BSE vs NSE: Which is Better for you?
The choice between BSE and NSE largely depends on your trading style and financial objectives. If you are focused on liquidity and the ability to execute trades quickly, NSE is your best option due to its larger trading volumes and better liquidity. If you are looking to invest in a broad array of companies, particularly in small or mid-cap firms, then BSE offers more opportunities. However, the Nifty 50 index of NSE provides exposure to large-cap companies for long-term and conservative investments. Lastly, if your strategy involves futures and options, NSE is suitable. It has a platform equipped for derivatives trading.

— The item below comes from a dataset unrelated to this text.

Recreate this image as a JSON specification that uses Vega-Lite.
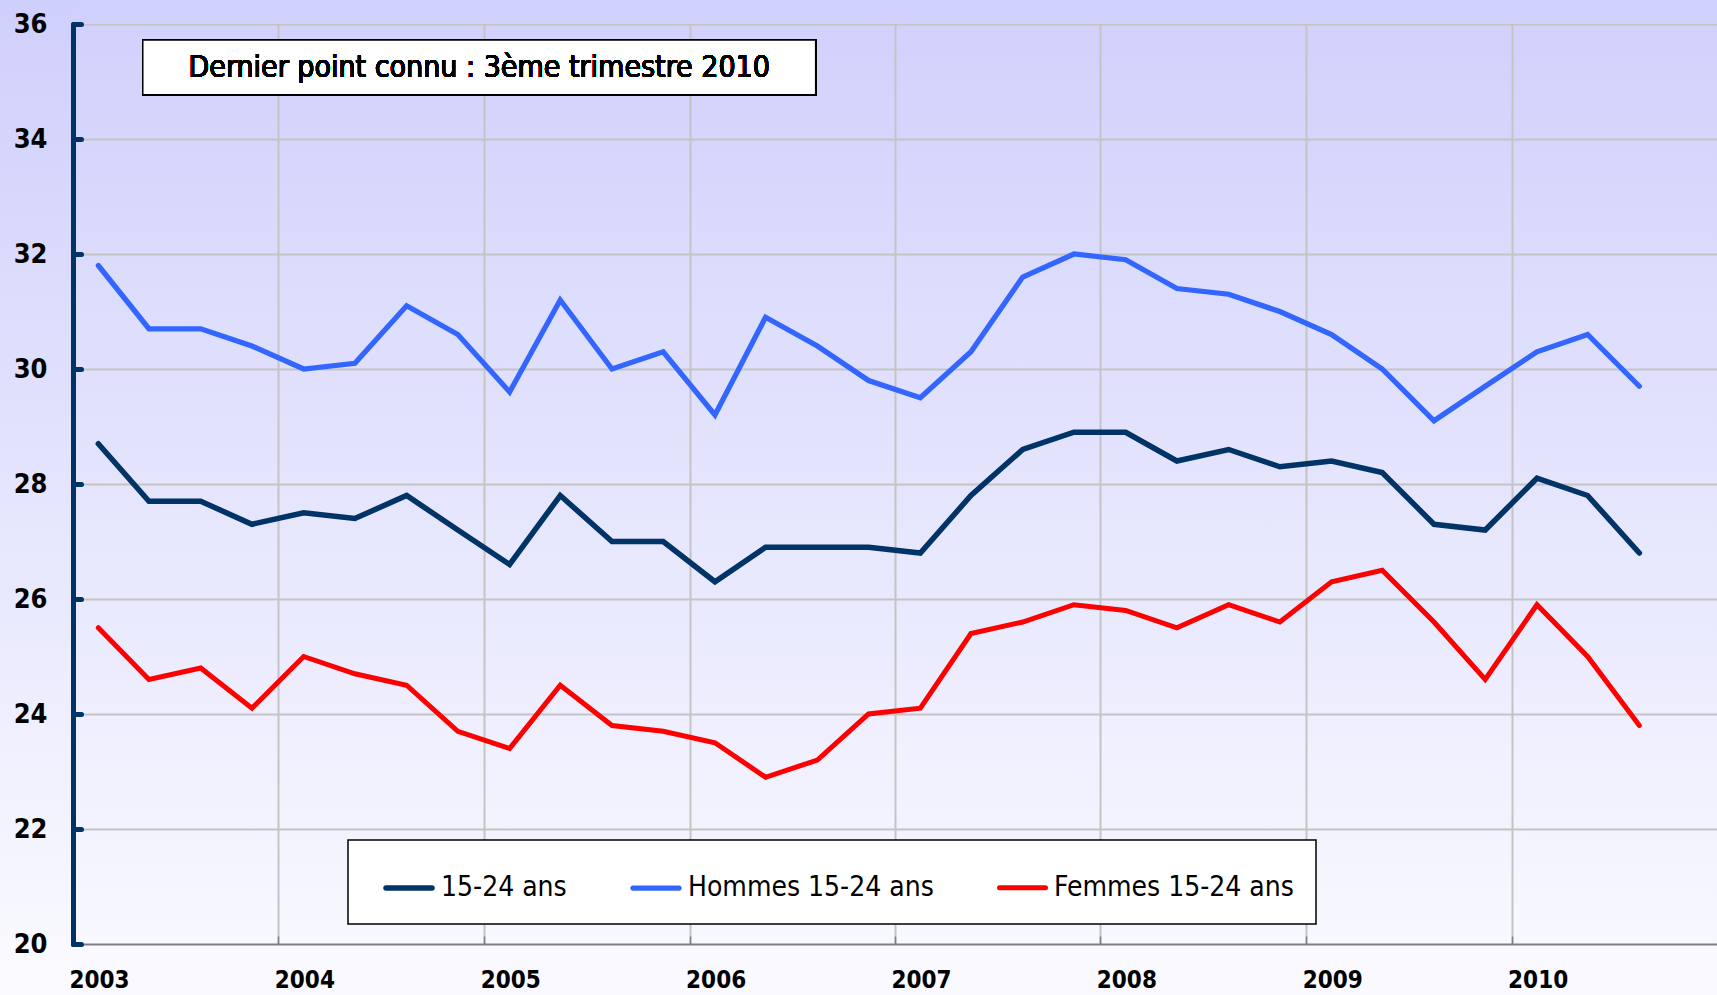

In this way, you can evaluate your needs, trading style, and the suitability of both stock exchanges to determine which one better suits you. One is not necessarily better than the other, but they are better suited for specific needs. So, conduct thorough research and understand your trading preferences to make the decision.
Conclusion
BSE and NSE play a crucial role in India's financial markets. The difference between them is their distinct benefits and suitability for your investment goals. While NSE excels in areas like liquidity, trading volumes, and derivatives trading, BSE provides a broader mix of listed companies and a deep-rooted legacy. You can choose the exchange that best aligns with your trading preferences, market outlook, and investment objectives.
Also, remember, trading on one exchange does not mean you cannot trade on the other. In fact, you can buy stock from one exchange, for instance, BSE, and sell it on the other one i.e., NSE and vice versa. So, you are not bound by your choice. It is merely a matter of preference where you want to start of your trading activity.